Lyshae confided in Melissa that she was interested in becoming a lawyer. Melissa brought the girl to the law firm where she works, Stoel Rives LLP. She had Lyshae meet with a paralegal, a couple of associates and a marketing manager. Lyshae began to make connections with some of the other people at the law firm. Some have taken her to lunch and told her things like, “School is really important; if you don’t like English class and writing papers, you won’t like being a lawyer.”

Darlene Rogers, Lyshae’s mom, said of Melissa: “She is her second mom; whatever I can’t do, she can do. She’s been there from day one, making sure that she’s following the [church] standards, monitoring her Facebook page, making sure she’s not posting inappropriate material.” Darlene doesn’t drive on freeways, so Melissa also has helped get Lyshae to church and other activities. Recently, Melissa took Lyshae to get new glasses after she lost hers.

As Melissa became more involved in Lyshae’s life, she started helping the girl plan for her future. Melissa said, “We started making goals of things she had to do, like turning in homework on time–if you reach this mark, we will go pick out a bedspread for you, if you reach this mark, we will go out to the Spaghetti Factory.” Lyshae’s grades started going up, and her attitude became positive. Melissa next told Lyshae that she wanted her to make the honor roll her senior year; if she did, Melissa would buy her a laptop for college. Melissa also told Lyshae that if she made it to a certain GPA by the end of her junior year, that summer between junior and senior year, they would go out west together and check out the colleges and universities affiliated with the Church of Jesus Christ of Latter-day Saints. Melissa said, “College was becoming a reality for her.”

Lyshae met her academic goals, and was actively participating at church and doing other positive things, like becoming the girls’ basketball manager at school.

Last summer, Melissa and Lyshae boarded a plane and visited both campuses of Brigham Young University, in Provo, UT and Rexburg, ID, as well as Utah Valley University and the University of Utah. At BYU-Idaho, Melissa made arrangements to meet with Jarred Brandt, an admissions coordinator, who explained the school and what it took to get in. Melissa said, “He gave her hope that day.” Lyshae says of the experience, “If I got my grades up, we would go to BYU Idaho and visit, and I stuck to that, and we did it, and I visited!”

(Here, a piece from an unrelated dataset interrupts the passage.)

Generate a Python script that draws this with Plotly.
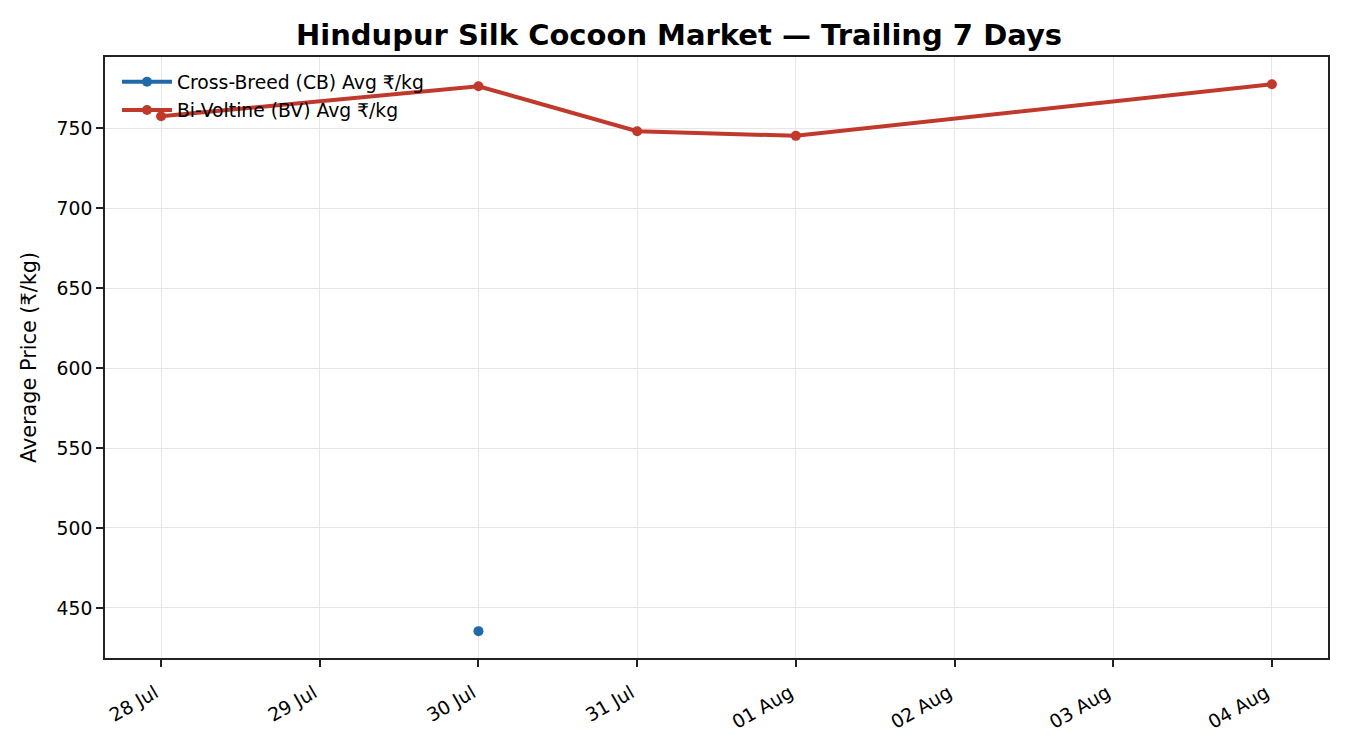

Lyshae applied to BYU-Idaho and was accepted. She will begin attending classes in September. Right now, Lyshae says that she plans to “major in international studies; I want to be an international lawyer for Spanish-speaking countries or an ambassador for Spanish-speaking countries.” Melissa is simply proud of Lyshae and her accomplishments and hopes that college will be “a life-changing experience for her.”

As Lyshae’s high school experience ends and she prepares for the next chapter of her life, one thing is certain: she and Melissa will remain close. They still see each other twice a week, and although Melissa’s volunteer role as a Young Women leader has ended, she knows she made a difference in the lives of the girls she worked with, particularly Lyshae’s.